Steel has spent the past year collaborating with Edward and Hay to build their characters.

“Emily has really worked with both of us about ways to make the characters feel authentic and make sure they are having real and complicated experiences,” says Hay.

“I suppose Emily’s taken a little bit from Rashidi and my personal experience, as almost like a starting point.

“I do have a young son. Emily and I have that in common!”

“And I am from a refugee background, like my character is,” adds Edward.

“Which is kind of where it ends, for both of us,” says Hay, laughing with Edward, as they both know the depth and complexities of the characters, but are reluctant to give anything away.

However, the layered characters have even encouraged some self-reflection from the cast themselves.

“We keep focusing on Adam’s background, on where’s he from, what journey he’s had to go through in order for him to get here,” says Edward.

“We keep forgetting to talk about him as just a human being,” perhaps a reflection on how, broadly, those who experience trauma or hardship, can simply be reduced to their struggles by others.

“He’s a family man. You know, even though he doesn’t have his family here, you can see he loves connecting with people in one way or another.

“He enjoys this community, this garden community, for a particular reason: to connect with his past.

“The only way he can connect to it is through planting and gardening.”

Thematically, Steel covers a lot of ground in her latest work.

“She’s really good at making huge issues appear clear in a domestic setting,” says Hay.

“We’ve been pulling out themes like racism, sexism, and climate change.”

“Human connection,” adds Edward, “It’s about things that we see every day, people that we see on the streets or maybe next door.”

Equality is another theme that emerges, particularly in how The Garden sits in the cultural and social discourse throughout Australia at the moment.

“I think it really does connect with Australia right now,” says Hay.

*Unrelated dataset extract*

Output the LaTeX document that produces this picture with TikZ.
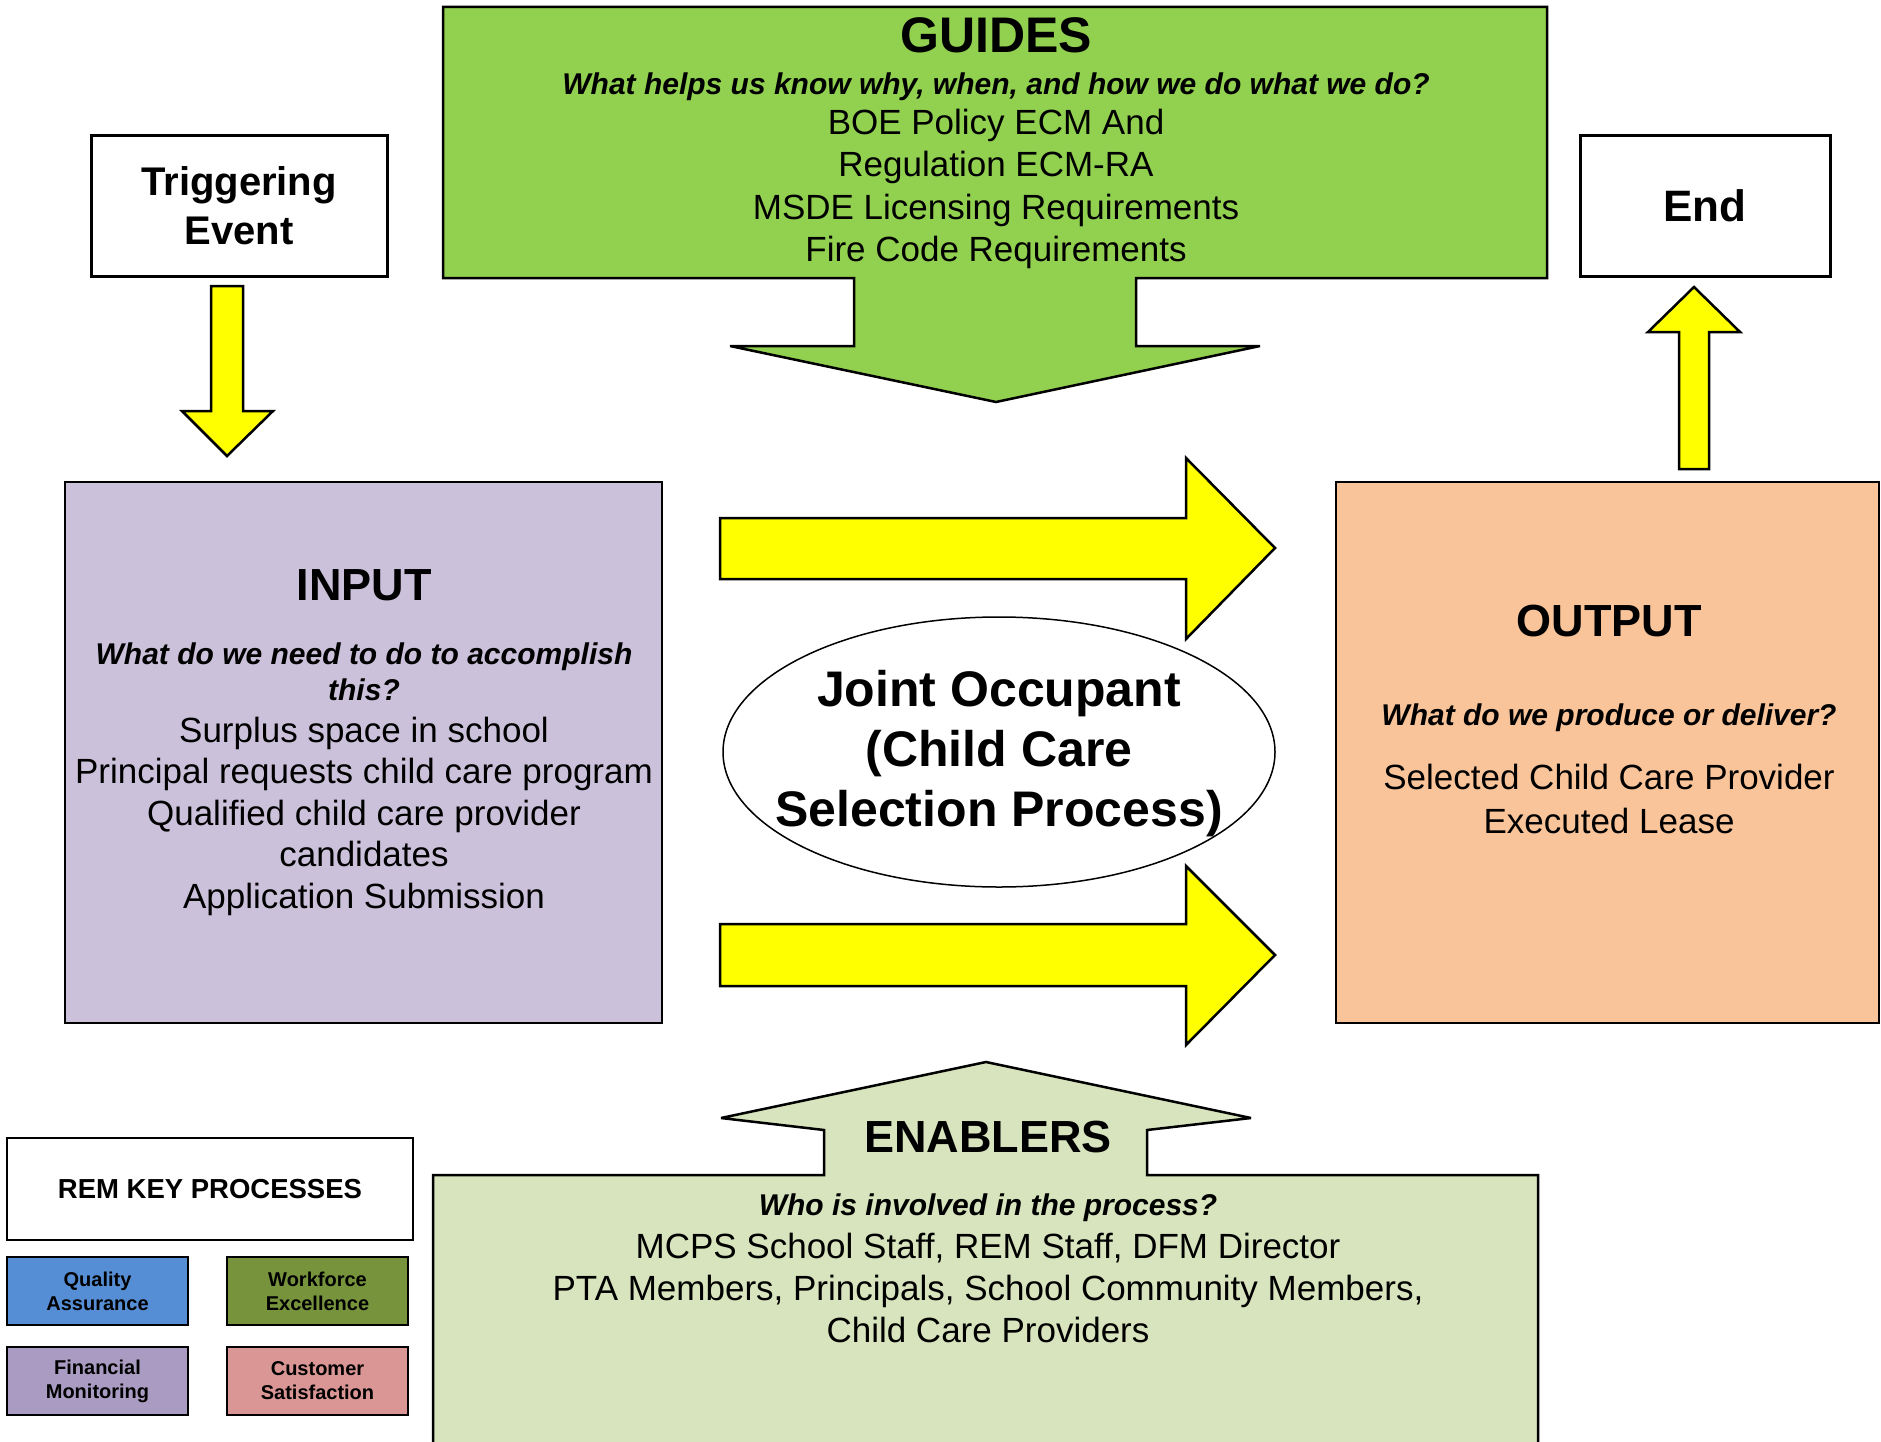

“It’s a strength of Emily’s writing. But also, I’ve been aware as we’ve been reading through it, and noticing that Emily’s pretty good at not placing her work anywhere in particular, so that it can translate anywhere.”

Edward agrees, saying it can resonate universally.

“I’m not even sure that we mentioned the word ‘Australia’ at a particular point in the play.

“It’s just, ‘This country! This country! This country’.”

“And we don’t mention where Adam’s from,” adds Hay.

“I think that’s pretty deliberate, because I think the other part of it is that her writing is subtle enough that you almost take what you will from it.”

“That’s what I love about it,” says Edward.

“She just puts a mirror in front of you and she makes you see these big questions, and she doesn’t answer them for you.

“You don’t go back home all comfortable. You get to look at your life, yourself, and how you conduct your everyday life, which is a beautiful thing.”

This approach isn’t unique for Theatre Republic. In fact, as Edward and Hay say, it’s exactly what audiences have grown to expect, particularly from director Corey McMahon.

“Corey’s got a quite a distinct style,” says Hay.

“There’s no fat. It’s really a lean script. It’s a lean performance, and audiences who’ve seen Emily’s work and Corey’s Theatre Republic work will have a familiarity.”

Moreover, the pair believe Theatre Republic’s trademark has never been more important.

“Theatre Republic’s a really important part of the South Australian and national landscape of the industry,” says Hay.

“Especially, the way things are at the moment, I hope that everybody’s encouraged to support them and, as a company, they just grow and keep making works like this, that look things directly in the eyes.”

The Garden is at the Adelaide Festival Centre’s Space Theatre, from October 11 – 14, 2023.